→ PROMPT: Determine the number of lines in the listing below where the string "this" occurs; answer with the number alone.

→ Code that draws figures:

------------------------

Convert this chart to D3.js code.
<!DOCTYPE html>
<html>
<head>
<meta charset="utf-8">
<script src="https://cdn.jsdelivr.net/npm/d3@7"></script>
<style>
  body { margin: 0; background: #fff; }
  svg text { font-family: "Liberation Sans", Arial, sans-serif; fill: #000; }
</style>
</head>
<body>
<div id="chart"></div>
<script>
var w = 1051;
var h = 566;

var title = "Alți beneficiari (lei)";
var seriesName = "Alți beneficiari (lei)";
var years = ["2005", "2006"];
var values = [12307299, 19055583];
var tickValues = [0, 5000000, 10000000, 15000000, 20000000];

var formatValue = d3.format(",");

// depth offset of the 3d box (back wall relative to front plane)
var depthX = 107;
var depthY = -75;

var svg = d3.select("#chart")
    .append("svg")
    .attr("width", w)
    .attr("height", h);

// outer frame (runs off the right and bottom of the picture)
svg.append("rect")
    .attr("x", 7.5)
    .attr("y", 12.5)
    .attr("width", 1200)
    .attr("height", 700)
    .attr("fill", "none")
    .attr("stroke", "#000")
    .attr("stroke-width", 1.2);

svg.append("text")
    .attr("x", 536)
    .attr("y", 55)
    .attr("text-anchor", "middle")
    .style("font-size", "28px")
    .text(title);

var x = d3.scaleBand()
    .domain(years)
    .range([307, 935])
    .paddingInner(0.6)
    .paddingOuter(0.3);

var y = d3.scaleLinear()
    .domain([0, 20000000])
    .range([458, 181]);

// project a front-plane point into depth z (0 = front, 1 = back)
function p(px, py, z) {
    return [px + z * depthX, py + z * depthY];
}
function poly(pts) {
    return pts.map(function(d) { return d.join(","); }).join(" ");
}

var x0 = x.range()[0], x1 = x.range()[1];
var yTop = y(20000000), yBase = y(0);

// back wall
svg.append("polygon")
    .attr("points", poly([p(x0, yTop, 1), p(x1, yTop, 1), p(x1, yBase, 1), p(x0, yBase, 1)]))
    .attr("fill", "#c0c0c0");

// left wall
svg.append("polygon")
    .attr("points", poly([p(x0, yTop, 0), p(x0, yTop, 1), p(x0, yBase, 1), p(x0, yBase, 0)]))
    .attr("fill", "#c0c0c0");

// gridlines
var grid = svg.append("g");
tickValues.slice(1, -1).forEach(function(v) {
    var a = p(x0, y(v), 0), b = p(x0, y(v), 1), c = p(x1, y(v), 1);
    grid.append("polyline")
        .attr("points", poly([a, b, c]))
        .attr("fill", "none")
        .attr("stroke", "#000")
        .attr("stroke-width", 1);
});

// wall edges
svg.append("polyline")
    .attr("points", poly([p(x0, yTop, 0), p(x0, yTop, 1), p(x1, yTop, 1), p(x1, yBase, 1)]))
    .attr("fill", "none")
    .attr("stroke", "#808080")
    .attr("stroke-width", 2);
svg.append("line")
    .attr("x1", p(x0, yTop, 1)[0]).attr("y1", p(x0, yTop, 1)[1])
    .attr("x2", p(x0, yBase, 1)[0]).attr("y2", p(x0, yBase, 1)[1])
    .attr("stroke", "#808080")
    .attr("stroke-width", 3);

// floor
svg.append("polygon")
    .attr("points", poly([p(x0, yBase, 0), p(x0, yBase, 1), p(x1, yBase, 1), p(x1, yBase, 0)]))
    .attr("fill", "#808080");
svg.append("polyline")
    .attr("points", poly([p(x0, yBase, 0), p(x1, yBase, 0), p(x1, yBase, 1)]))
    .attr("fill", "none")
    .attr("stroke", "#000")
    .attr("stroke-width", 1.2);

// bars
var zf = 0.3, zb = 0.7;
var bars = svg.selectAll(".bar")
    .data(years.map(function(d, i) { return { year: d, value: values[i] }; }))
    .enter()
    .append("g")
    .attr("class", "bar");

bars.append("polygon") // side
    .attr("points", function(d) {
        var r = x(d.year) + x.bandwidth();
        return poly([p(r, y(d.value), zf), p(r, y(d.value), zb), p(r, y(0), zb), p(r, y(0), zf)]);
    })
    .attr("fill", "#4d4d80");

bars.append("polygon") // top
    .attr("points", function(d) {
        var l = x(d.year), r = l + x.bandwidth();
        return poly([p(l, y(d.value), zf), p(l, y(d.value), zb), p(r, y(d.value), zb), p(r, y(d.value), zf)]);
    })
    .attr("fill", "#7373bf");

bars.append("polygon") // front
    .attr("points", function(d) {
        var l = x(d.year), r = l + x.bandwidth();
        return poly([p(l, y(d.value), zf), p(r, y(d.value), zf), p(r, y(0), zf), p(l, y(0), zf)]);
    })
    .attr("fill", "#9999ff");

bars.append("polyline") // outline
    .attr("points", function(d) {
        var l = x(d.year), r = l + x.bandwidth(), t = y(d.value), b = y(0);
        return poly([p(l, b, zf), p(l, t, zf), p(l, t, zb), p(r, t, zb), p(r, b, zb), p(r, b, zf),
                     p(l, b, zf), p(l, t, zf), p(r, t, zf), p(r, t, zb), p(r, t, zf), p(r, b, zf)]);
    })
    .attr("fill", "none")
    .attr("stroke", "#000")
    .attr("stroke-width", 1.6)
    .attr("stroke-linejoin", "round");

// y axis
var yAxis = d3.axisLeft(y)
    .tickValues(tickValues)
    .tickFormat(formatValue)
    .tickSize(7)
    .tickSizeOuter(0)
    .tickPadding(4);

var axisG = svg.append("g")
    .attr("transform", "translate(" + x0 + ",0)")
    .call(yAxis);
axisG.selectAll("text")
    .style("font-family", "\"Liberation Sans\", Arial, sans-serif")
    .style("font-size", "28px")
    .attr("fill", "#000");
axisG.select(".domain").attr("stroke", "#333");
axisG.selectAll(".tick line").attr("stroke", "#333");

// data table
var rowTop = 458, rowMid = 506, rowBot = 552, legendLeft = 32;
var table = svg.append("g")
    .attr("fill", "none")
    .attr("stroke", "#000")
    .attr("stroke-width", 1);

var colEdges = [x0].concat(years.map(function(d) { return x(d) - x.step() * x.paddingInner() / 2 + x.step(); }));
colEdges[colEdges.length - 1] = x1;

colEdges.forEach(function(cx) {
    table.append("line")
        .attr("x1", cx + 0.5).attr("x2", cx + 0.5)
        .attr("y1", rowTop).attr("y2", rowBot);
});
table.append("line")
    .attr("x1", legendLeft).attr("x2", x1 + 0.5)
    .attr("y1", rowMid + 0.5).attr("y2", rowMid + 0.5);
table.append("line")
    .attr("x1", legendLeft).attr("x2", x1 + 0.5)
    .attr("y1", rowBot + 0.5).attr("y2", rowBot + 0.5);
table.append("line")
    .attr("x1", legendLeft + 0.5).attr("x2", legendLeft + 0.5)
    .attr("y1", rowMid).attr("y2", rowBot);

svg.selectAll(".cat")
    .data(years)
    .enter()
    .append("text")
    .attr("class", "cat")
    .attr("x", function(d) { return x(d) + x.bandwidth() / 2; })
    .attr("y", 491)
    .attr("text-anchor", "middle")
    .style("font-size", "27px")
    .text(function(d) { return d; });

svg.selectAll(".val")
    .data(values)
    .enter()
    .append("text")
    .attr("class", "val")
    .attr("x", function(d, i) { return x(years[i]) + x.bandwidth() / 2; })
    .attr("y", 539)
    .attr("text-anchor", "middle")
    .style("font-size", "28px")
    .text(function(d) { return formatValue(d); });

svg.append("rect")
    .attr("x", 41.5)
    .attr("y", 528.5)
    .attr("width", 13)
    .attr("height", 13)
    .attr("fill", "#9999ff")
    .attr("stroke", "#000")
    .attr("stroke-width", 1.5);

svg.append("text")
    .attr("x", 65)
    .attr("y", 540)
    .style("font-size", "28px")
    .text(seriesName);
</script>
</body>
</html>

------------------------

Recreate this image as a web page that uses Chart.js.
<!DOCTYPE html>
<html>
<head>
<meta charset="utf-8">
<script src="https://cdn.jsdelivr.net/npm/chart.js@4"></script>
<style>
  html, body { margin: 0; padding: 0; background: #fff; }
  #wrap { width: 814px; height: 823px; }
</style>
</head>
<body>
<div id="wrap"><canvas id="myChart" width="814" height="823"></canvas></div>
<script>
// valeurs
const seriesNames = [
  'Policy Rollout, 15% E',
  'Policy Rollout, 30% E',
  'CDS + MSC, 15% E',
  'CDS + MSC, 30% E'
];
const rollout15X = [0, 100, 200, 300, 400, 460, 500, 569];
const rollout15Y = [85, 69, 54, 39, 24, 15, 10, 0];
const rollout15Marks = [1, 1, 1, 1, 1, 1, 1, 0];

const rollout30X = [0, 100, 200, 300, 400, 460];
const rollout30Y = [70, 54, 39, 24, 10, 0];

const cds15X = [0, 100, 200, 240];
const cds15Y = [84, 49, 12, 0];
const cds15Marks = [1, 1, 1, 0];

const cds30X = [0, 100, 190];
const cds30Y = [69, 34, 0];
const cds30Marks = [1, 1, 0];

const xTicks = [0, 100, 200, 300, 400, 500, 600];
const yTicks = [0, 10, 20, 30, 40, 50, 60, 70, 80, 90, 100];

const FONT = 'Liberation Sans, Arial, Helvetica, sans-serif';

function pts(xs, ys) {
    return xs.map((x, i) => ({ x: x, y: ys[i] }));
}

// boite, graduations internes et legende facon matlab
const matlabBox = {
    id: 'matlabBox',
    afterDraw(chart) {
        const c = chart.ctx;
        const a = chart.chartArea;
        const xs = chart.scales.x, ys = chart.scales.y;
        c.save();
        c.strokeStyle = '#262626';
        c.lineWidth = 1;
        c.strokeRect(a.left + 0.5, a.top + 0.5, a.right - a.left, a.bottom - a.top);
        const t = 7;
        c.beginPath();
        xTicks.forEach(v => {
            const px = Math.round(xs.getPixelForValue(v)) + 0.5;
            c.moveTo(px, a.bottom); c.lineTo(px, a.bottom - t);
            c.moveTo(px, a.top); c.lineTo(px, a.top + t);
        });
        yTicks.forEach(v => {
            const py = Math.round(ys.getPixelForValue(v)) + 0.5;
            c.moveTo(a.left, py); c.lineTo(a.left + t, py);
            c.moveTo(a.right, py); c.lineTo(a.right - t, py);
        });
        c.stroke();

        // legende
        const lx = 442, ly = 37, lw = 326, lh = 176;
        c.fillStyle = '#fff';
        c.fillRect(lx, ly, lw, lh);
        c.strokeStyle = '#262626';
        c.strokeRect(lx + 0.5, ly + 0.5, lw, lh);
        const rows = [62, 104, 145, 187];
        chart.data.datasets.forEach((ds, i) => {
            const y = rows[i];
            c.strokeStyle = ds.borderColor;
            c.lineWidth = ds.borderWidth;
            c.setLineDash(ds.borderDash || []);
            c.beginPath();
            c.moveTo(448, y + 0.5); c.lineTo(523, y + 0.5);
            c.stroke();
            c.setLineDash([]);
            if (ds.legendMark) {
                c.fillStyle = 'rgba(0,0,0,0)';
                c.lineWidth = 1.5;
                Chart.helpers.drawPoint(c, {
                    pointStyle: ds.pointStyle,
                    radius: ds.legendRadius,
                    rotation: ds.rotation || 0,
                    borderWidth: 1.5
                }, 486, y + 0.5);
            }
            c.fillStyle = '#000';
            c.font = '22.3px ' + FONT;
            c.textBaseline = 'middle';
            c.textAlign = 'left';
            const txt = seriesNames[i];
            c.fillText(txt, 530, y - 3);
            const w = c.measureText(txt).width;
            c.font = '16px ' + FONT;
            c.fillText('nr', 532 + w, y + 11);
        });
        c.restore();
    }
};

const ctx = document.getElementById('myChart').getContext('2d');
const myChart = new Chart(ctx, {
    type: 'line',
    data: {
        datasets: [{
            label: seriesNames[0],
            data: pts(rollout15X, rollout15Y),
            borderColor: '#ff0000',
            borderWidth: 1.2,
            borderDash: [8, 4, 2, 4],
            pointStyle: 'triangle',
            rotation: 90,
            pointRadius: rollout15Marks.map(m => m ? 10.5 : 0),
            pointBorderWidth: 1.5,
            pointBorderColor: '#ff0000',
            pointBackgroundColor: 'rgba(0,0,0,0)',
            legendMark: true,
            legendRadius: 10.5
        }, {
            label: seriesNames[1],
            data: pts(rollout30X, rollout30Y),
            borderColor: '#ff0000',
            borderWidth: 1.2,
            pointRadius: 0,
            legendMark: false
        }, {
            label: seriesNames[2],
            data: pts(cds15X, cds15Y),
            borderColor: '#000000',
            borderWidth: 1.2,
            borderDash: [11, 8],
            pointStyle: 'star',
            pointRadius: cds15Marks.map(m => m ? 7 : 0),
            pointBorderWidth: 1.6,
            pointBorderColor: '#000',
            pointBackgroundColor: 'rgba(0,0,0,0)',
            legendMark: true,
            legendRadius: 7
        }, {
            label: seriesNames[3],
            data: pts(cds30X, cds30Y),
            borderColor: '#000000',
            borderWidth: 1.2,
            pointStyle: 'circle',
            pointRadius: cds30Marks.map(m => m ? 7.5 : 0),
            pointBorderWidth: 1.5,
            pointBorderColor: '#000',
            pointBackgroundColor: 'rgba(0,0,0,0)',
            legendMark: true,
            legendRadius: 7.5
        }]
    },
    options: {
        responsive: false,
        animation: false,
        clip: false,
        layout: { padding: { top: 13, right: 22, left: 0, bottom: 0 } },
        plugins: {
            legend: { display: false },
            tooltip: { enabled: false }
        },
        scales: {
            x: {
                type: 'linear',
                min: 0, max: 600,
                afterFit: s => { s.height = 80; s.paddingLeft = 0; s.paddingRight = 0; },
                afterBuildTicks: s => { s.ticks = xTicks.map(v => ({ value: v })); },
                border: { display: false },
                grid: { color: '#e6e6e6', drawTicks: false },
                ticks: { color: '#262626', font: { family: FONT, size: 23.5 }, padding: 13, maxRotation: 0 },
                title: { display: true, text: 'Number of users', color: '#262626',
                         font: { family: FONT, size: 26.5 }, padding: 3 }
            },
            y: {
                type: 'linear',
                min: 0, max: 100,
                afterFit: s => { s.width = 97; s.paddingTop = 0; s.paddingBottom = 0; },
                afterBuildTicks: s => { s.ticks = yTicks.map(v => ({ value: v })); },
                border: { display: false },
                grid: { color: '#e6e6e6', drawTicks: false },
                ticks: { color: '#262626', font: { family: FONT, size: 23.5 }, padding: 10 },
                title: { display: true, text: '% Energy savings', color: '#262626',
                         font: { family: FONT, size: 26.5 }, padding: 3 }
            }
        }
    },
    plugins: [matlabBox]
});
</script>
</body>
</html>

------------------------

→ PROBLEM SOLUTION: 2